#### WHAT TO WORK ON:
Pull out of the data below the stretch of lines bounded by the one containing "Clone this chart in Plotly." and the one containing "HOLE = 0.488", both bounds included, unchanged.

#### WORKING DATA:
·····

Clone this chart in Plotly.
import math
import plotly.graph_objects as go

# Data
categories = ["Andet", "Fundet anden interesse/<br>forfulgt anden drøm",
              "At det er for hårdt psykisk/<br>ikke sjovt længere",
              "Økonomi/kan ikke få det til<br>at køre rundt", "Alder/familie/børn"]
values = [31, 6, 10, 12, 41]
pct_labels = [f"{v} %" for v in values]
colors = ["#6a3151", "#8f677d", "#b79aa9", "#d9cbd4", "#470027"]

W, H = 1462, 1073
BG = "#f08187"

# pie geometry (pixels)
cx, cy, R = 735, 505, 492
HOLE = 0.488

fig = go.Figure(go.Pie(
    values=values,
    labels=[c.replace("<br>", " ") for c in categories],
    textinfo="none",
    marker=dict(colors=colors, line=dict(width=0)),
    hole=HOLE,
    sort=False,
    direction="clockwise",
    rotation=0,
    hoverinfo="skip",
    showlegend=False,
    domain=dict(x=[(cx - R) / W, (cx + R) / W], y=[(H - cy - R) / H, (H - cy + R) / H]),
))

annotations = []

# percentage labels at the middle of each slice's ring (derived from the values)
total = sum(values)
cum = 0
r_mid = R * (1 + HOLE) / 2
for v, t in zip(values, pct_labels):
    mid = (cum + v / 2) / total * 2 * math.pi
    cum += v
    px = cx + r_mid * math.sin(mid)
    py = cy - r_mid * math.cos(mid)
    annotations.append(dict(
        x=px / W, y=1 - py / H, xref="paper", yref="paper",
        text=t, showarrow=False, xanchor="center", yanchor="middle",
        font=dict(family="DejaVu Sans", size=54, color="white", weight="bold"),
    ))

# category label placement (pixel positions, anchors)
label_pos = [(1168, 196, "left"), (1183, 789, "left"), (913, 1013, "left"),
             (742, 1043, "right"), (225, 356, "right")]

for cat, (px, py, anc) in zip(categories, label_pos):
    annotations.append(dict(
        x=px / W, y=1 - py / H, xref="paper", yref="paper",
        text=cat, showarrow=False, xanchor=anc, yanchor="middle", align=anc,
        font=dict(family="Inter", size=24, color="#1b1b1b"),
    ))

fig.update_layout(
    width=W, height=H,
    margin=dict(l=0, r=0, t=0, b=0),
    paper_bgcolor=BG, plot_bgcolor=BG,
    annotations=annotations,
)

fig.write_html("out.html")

·····

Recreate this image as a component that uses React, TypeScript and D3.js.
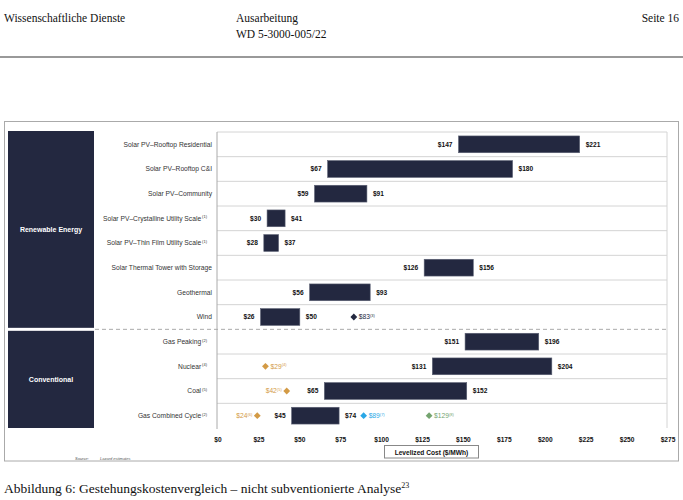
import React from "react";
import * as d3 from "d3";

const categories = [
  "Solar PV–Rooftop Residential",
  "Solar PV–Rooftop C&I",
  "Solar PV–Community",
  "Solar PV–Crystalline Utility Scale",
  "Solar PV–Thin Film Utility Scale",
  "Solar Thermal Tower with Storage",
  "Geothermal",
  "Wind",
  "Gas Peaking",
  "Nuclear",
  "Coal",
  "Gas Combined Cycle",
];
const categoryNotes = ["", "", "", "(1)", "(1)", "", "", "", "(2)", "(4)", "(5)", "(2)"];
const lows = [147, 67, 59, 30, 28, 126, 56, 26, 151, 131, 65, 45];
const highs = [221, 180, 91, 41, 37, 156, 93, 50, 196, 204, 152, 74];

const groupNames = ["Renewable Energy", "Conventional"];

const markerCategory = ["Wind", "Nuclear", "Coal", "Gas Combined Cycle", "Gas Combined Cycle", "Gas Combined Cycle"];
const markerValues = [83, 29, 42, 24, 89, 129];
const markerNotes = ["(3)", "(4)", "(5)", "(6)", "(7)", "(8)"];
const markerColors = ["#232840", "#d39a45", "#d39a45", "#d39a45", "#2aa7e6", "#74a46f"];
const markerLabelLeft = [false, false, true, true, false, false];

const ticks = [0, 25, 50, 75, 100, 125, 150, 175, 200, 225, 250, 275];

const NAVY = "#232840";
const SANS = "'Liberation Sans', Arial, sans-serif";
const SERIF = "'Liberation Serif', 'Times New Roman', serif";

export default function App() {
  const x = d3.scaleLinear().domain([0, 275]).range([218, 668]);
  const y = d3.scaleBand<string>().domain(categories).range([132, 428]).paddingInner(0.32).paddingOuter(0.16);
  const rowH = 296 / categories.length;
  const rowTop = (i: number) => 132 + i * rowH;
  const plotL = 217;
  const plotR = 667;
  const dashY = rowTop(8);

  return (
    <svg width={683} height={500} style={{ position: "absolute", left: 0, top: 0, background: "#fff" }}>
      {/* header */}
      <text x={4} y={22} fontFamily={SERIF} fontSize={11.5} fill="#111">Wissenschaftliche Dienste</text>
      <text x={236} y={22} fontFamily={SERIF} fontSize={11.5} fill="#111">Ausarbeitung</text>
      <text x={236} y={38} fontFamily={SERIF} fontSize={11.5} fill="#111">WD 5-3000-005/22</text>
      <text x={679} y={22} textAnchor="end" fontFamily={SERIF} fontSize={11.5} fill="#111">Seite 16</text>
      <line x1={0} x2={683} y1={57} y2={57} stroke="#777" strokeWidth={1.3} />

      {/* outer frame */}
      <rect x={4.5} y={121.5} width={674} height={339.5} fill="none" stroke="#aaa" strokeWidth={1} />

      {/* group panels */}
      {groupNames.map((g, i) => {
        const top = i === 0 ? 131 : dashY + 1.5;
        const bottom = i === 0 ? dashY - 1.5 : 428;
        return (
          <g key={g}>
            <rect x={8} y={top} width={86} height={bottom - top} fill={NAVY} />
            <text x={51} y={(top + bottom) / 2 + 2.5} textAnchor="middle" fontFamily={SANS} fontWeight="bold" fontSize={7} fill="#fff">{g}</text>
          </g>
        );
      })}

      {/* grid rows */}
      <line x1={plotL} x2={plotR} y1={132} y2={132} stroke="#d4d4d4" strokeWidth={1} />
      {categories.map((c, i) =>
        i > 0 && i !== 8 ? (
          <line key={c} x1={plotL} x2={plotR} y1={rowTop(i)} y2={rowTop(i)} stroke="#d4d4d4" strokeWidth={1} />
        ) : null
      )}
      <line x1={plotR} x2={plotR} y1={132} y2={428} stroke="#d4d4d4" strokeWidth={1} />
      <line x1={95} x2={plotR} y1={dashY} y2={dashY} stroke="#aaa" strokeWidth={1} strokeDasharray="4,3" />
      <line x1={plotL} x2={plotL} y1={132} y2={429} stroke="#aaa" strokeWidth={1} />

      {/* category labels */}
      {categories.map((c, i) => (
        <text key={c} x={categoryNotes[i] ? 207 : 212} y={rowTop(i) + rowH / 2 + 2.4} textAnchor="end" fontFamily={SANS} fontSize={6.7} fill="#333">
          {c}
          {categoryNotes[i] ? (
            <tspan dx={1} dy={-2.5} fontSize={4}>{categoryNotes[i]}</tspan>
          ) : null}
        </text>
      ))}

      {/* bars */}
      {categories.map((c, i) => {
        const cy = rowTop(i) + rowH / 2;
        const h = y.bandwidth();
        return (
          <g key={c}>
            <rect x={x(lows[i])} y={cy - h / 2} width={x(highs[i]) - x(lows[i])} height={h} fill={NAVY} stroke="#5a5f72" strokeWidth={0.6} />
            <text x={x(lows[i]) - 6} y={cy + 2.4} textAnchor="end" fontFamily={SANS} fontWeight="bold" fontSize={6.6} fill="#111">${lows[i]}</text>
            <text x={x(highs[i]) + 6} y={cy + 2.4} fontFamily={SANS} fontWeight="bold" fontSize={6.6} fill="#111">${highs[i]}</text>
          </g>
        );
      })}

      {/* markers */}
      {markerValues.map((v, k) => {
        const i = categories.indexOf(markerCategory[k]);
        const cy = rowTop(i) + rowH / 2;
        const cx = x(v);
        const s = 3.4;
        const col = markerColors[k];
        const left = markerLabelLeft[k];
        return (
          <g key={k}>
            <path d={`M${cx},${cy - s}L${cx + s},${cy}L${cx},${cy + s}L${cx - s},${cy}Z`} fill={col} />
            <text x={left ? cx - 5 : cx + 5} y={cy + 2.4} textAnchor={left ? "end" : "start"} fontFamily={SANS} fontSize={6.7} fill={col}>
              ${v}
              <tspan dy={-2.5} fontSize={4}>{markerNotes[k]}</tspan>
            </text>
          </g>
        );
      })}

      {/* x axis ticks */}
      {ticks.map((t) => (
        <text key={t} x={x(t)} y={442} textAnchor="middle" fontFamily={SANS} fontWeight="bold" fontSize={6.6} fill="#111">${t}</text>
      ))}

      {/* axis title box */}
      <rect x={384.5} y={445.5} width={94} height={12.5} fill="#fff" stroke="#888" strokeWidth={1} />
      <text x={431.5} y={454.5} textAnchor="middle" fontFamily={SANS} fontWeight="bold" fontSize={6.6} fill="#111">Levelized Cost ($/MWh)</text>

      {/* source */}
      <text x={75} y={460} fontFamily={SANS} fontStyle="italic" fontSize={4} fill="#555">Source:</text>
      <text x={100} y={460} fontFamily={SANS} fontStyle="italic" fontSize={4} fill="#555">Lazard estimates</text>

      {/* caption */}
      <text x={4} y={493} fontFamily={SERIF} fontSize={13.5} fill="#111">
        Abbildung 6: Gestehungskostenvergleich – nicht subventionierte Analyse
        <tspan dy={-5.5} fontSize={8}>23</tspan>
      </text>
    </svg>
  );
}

·····

#### RESULT OF THE EXERCISE:
Clone this chart in Plotly.
import math
import plotly.graph_objects as go

# Data
categories = ["Andet", "Fundet anden interesse/<br>forfulgt anden drøm",
              "At det er for hårdt psykisk/<br>ikke sjovt længere",
              "Økonomi/kan ikke få det til<br>at køre rundt", "Alder/familie/børn"]
values = [31, 6, 10, 12, 41]
pct_labels = [f"{v} %" for v in values]
colors = ["#6a3151", "#8f677d", "#b79aa9", "#d9cbd4", "#470027"]

W, H = 1462, 1073
BG = "#f08187"

# pie geometry (pixels)
cx, cy, R = 735, 505, 492
HOLE = 0.488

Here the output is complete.